I have some past exposure to this kind of cross-implementation testsuite via JSON Schema, and it works extremely well for them. Their spec is explicitly versioned, and there are other differences, but there may be useful takeaways from their prior art. Notably, new spec versions are written with test cases as part of the process, and it’s a great way both for implementations to validate and for the spec authors to get some confirmation back from the implementers.

1 Like

Overall concept sounds like a good idea to me, but I see a potential middle ground between “only initially specify a subset” and “bulk copy & paste from the PEP specification sections”: adopt the approach of building out a self-consistent specification from an initial core, but include a stub section with relevant PEP references for every topic not yet covered in clarified prose (this approach could be used for both the implementor facing formal spec and the user facing docs).

Expanding on each such section might start with a PR based on the text in the relevant PEPs, but could be tidied up and better integrated with the rest of the text in the initial PR review.

3 Likes

As someone looking to learn all the caveats of python’s type system, and as someone who has been burned enough times by a piece of code being an error in one type checker but passing in another type checker, I am really excited about the conformance suite. It’ll make it really easy for people to find outlier examples and contribute to the type checkers.

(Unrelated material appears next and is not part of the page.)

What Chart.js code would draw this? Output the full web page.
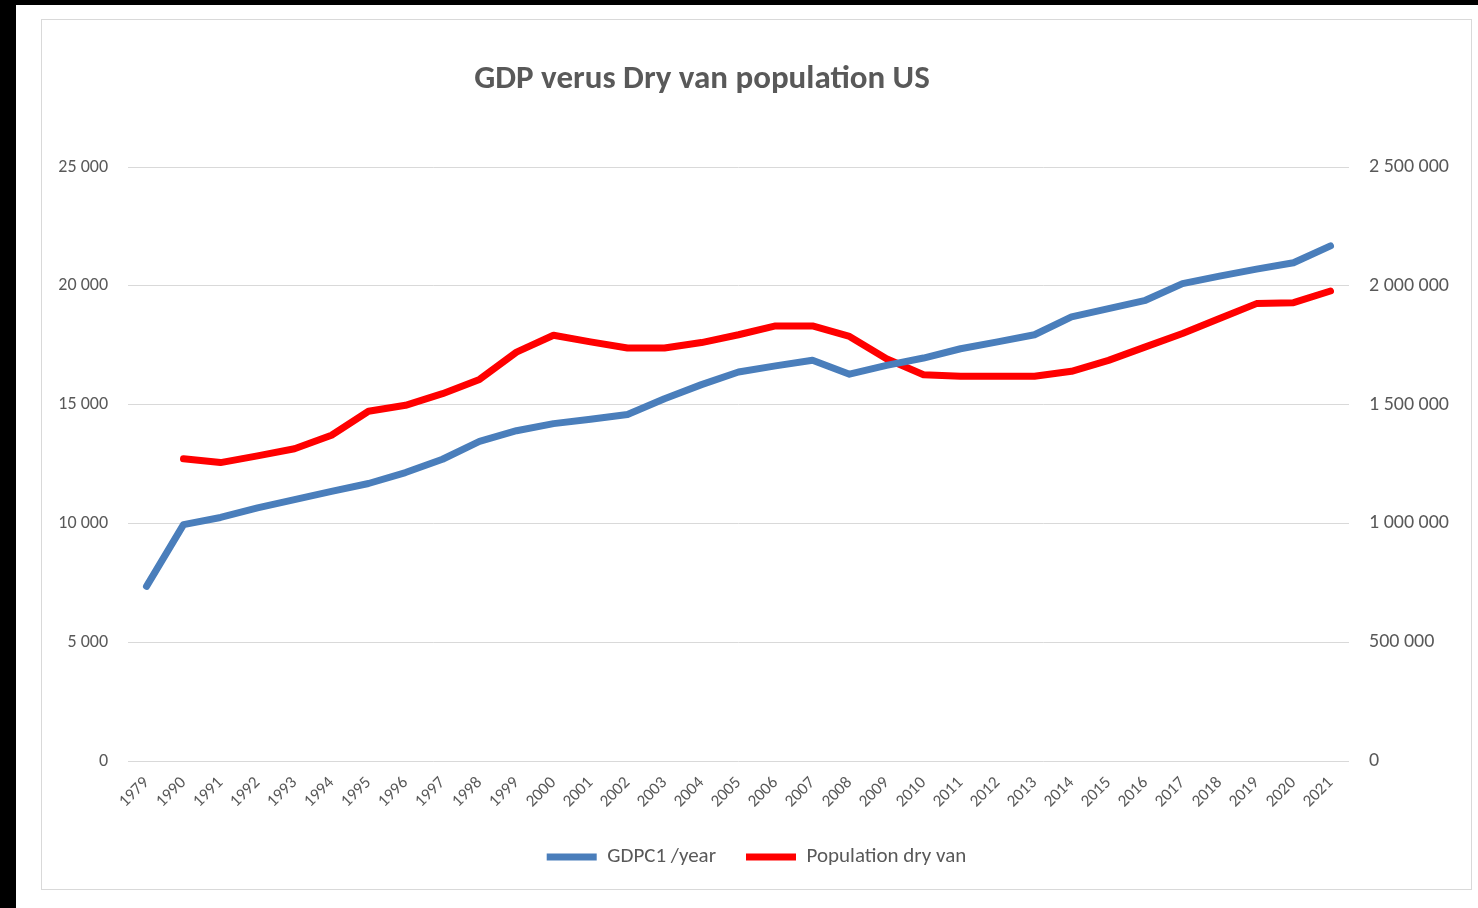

If possible, can this test suite have a surplus of comments explaining test cases and their rationales? That would be an amazing resource.

4 Likes

Nothing more than a big :heavy_plus_sign: :one:, but -

As someone who leans on the type system (and a maintainer of libraries with a heavy reliance on it) and with what feels like a great increase in the usage of typing throughout the community, the idea of having streamlined specifications and consistent, intuitive usability is exciting.

Also (hopefully) with the added benefit of fostering collaboration and broader adoption of utilizing types among the Python dev community.